Tycho cayó en la trampa, tal vez de manera deliberada. Comprendiendo que el rey no cedería a sus pretensiones exorbitantes, tenía que demostrar que su saber era indispensable para el reino. En calidad de súbdito obediente se transformó en enseñante y dictó varias conferencias sobre astronomía a los jóvenes de buena familia, curiosos de ver a su tío o primo más o menos lejano perorar desde la cátedra. Durante la lección inaugural declaró con énfasis: «Trabajad, jóvenes, que poseéis un vigor fogoso, así como la inteligencia y el talento, indispensables medios para triunfar; no os preocupéis ni de los juicios del vulgo ni de los clamores sórdidos de los ignorantes, mandad a los topos a vivir en sus antros oscuros para que ciegos permanezcan eternamente en ellos. Ahora está abierto el camino prohibido durante numerosos siglos, concluido al precio de un gran trabajo y de noches en vela. Que por dicho camino sea permitido subir a las cimas aún inaccesibles del cielo y penetrar en las moradas supremas en las que residen los dioses».

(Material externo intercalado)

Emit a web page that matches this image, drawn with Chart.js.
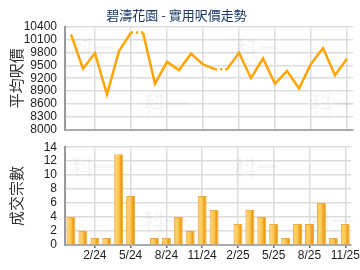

Con aquellas palabras esbozaba su propio recorrido, expuesto a la incomprensión y la ignorancia ciega de su casta, cosa que hizo murmurar al auditorio. A continuación, tuvo la habilidad de ceñirse a las aplicaciones prácticas de su arte en el ámbito de la navegación. Era exactamente lo que deseaba el rey: que su pueblo, pueblo de marinos si los hubo, ya no viviese anclado en su pasado glorioso y que zarpase a la conquista del mundo, dotado de esas armas modernas y temibles que eran el sextante y la carta marina.

Pero también era necesario que las velas se hinchasen bajo el soplo de los antepasados. De modo que Federico II ordenó que se tradujese a la lengua vulgar la Gesta de los daneses, del monje Saxo Grammaticus. Pidió consejo a Tycho, que recurrió al único profesor de latín de la universidad: Anders Sorensen Vedel. Demostró así, de manera ostensible, que no guardaba rencor a su antiguo preceptor y espía, el cual, durante sus estudios, antaño le había prohibido el cielo. Luego interrumpió sus cursos y marchó a refugiarse en su monasterio para proseguir las observaciones de su querida Stella Nova.